• _Entries_
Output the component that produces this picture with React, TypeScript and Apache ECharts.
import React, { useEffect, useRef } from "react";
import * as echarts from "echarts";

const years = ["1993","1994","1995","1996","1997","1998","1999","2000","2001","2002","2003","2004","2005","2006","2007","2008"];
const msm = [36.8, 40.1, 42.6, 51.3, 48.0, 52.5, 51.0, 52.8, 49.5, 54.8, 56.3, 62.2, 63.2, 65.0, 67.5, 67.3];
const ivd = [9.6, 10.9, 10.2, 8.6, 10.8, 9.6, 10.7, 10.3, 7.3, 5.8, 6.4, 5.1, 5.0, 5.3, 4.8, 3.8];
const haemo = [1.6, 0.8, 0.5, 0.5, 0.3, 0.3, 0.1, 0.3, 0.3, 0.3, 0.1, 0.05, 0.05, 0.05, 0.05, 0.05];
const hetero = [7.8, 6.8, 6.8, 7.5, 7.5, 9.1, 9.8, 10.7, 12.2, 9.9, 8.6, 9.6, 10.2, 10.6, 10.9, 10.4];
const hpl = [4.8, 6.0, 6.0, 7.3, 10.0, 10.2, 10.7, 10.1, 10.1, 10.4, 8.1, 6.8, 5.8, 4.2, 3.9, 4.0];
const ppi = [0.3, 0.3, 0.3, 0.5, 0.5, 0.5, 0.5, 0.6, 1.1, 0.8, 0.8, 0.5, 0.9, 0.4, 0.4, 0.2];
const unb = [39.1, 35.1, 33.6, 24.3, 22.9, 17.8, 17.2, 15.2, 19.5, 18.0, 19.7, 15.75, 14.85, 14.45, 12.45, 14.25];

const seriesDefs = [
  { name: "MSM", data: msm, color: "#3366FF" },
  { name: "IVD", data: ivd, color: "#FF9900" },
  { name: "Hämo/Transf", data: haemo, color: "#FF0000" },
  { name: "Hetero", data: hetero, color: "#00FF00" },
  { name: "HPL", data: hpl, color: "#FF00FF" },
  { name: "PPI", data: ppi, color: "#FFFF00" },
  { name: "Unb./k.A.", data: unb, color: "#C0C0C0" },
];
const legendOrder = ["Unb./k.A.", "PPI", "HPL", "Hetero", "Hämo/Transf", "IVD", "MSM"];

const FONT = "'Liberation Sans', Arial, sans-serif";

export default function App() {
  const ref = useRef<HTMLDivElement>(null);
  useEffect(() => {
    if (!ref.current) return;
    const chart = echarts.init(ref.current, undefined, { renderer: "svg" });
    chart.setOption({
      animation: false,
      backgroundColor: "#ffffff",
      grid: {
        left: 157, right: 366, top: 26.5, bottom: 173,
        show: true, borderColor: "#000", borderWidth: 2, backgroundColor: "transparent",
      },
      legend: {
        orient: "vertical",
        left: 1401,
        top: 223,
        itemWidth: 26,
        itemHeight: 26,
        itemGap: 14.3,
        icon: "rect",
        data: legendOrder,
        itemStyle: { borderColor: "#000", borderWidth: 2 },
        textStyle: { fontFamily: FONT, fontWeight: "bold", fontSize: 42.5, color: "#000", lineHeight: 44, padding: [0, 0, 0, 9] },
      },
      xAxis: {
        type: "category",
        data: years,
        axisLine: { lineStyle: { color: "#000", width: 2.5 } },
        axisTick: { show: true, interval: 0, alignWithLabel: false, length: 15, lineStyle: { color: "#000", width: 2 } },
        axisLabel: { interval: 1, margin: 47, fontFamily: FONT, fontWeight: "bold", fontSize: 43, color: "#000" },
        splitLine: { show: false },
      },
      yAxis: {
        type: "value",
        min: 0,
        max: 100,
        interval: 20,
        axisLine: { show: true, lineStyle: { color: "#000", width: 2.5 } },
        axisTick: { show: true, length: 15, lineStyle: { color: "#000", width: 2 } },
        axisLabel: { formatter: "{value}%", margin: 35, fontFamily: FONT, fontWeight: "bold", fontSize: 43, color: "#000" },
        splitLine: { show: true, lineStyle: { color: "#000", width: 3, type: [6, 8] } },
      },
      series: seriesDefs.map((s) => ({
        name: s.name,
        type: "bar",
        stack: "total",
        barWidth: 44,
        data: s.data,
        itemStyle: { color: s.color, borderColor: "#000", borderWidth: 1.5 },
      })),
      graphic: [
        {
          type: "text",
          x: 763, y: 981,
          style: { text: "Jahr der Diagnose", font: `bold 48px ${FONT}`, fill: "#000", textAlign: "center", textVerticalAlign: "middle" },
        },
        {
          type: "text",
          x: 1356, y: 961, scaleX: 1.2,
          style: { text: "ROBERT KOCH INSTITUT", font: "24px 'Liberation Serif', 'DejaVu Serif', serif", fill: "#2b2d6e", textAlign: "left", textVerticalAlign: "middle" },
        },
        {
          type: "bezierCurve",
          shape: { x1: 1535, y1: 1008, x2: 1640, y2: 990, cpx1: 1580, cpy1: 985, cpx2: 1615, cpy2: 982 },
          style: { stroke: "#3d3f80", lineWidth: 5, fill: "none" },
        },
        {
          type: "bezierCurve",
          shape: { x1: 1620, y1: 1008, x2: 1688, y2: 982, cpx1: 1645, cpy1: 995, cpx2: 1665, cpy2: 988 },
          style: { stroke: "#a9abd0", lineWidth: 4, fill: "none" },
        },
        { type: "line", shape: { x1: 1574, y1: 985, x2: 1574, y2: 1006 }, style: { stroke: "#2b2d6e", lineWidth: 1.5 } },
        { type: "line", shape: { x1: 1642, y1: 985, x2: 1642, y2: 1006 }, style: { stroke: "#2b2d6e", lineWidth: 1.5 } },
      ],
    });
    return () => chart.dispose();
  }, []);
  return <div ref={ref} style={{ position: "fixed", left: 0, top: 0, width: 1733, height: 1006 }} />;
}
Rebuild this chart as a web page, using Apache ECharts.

• _Task instructions_
Extract every entry in the listing word for word.

• _Solution for this exercise_
Output the component that produces this picture with React, TypeScript and Apache ECharts.
import React, { useEffect, useRef } from "react";
import * as echarts from "echarts";

const years = ["1993","1994","1995","1996","1997","1998","1999","2000","2001","2002","2003","2004","2005","2006","2007","2008"];
const msm = [36.8, 40.1, 42.6, 51.3, 48.0, 52.5, 51.0, 52.8, 49.5, 54.8, 56.3, 62.2, 63.2, 65.0, 67.5, 67.3];
const ivd = [9.6, 10.9, 10.2, 8.6, 10.8, 9.6, 10.7, 10.3, 7.3, 5.8, 6.4, 5.1, 5.0, 5.3, 4.8, 3.8];
const haemo = [1.6, 0.8, 0.5, 0.5, 0.3, 0.3, 0.1, 0.3, 0.3, 0.3, 0.1, 0.05, 0.05, 0.05, 0.05, 0.05];
const hetero = [7.8, 6.8, 6.8, 7.5, 7.5, 9.1, 9.8, 10.7, 12.2, 9.9, 8.6, 9.6, 10.2, 10.6, 10.9, 10.4];
const hpl = [4.8, 6.0, 6.0, 7.3, 10.0, 10.2, 10.7, 10.1, 10.1, 10.4, 8.1, 6.8, 5.8, 4.2, 3.9, 4.0];
const ppi = [0.3, 0.3, 0.3, 0.5, 0.5, 0.5, 0.5, 0.6, 1.1, 0.8, 0.8, 0.5, 0.9, 0.4, 0.4, 0.2];
const unb = [39.1, 35.1, 33.6, 24.3, 22.9, 17.8, 17.2, 15.2, 19.5, 18.0, 19.7, 15.75, 14.85, 14.45, 12.45, 14.25];

const seriesDefs = [
  { name: "MSM", data: msm, color: "#3366FF" },
  { name: "IVD", data: ivd, color: "#FF9900" },
  { name: "Hämo/Transf", data: haemo, color: "#FF0000" },
  { name: "Hetero", data: hetero, color: "#00FF00" },
  { name: "HPL", data: hpl, color: "#FF00FF" },
  { name: "PPI", data: ppi, color: "#FFFF00" },
  { name: "Unb./k.A.", data: unb, color: "#C0C0C0" },
];
const legendOrder = ["Unb./k.A.", "PPI", "HPL", "Hetero", "Hämo/Transf", "IVD", "MSM"];

const FONT = "'Liberation Sans', Arial, sans-serif";

export default function App() {
  const ref = useRef<HTMLDivElement>(null);
  useEffect(() => {
    if (!ref.current) return;
    const chart = echarts.init(ref.current, undefined, { renderer: "svg" });
    chart.setOption({
      animation: false,
      backgroundColor: "#ffffff",
      grid: {
        left: 157, right: 366, top: 26.5, bottom: 173,
        show: true, borderColor: "#000", borderWidth: 2, backgroundColor: "transparent",
      },
      legend: {
        orient: "vertical",
        left: 1401,
        top: 223,
        itemWidth: 26,
        itemHeight: 26,
        itemGap: 14.3,
        icon: "rect",
        data: legendOrder,
        itemStyle: { borderColor: "#000", borderWidth: 2 },
        textStyle: { fontFamily: FONT, fontWeight: "bold", fontSize: 42.5, color: "#000", lineHeight: 44, padding: [0, 0, 0, 9] },
      },
      xAxis: {
        type: "category",
        data: years,
        axisLine: { lineStyle: { color: "#000", width: 2.5 } },
        axisTick: { show: true, interval: 0, alignWithLabel: false, length: 15, lineStyle: { color: "#000", width: 2 } },
        axisLabel: { interval: 1, margin: 47, fontFamily: FONT, fontWeight: "bold", fontSize: 43, color: "#000" },
        splitLine: { show: false },
      },
      yAxis: {
        type: "value",
        min: 0,
        max: 100,
        interval: 20,
        axisLine: { show: true, lineStyle: { color: "#000", width: 2.5 } },
        axisTick: { show: true, length: 15, lineStyle: { color: "#000", width: 2 } },
        axisLabel: { formatter: "{value}%", margin: 35, fontFamily: FONT, fontWeight: "bold", fontSize: 43, color: "#000" },
        splitLine: { show: true, lineStyle: { color: "#000", width: 3, type: [6, 8] } },
      },
      series: seriesDefs.map((s) => ({
        name: s.name,
        type: "bar",
        stack: "total",
        barWidth: 44,
        data: s.data,
        itemStyle: { color: s.color, borderColor: "#000", borderWidth: 1.5 },
      })),
      graphic: [
        {
          type: "text",
          x: 763, y: 981,
          style: { text: "Jahr der Diagnose", font: `bold 48px ${FONT}`, fill: "#000", textAlign: "center", textVerticalAlign: "middle" },
        },
        {
          type: "text",
          x: 1356, y: 961, scaleX: 1.2,
          style: { text: "ROBERT KOCH INSTITUT", font: "24px 'Liberation Serif', 'DejaVu Serif', serif", fill: "#2b2d6e", textAlign: "left", textVerticalAlign: "middle" },
        },
        {
          type: "bezierCurve",
          shape: { x1: 1535, y1: 1008, x2: 1640, y2: 990, cpx1: 1580, cpy1: 985, cpx2: 1615, cpy2: 982 },
          style: { stroke: "#3d3f80", lineWidth: 5, fill: "none" },
        },
        {
          type: "bezierCurve",
          shape: { x1: 1620, y1: 1008, x2: 1688, y2: 982, cpx1: 1645, cpy1: 995, cpx2: 1665, cpy2: 988 },
          style: { stroke: "#a9abd0", lineWidth: 4, fill: "none" },
        },
        { type: "line", shape: { x1: 1574, y1: 985, x2: 1574, y2: 1006 }, style: { stroke: "#2b2d6e", lineWidth: 1.5 } },
        { type: "line", shape: { x1: 1642, y1: 985, x2: 1642, y2: 1006 }, style: { stroke: "#2b2d6e", lineWidth: 1.5 } },
      ],
    });
    return () => chart.dispose();
  }, []);
  return <div ref={ref} style={{ position: "fixed", left: 0, top: 0, width: 1733, height: 1006 }} />;
}
Rebuild this chart as a web page, using Apache ECharts.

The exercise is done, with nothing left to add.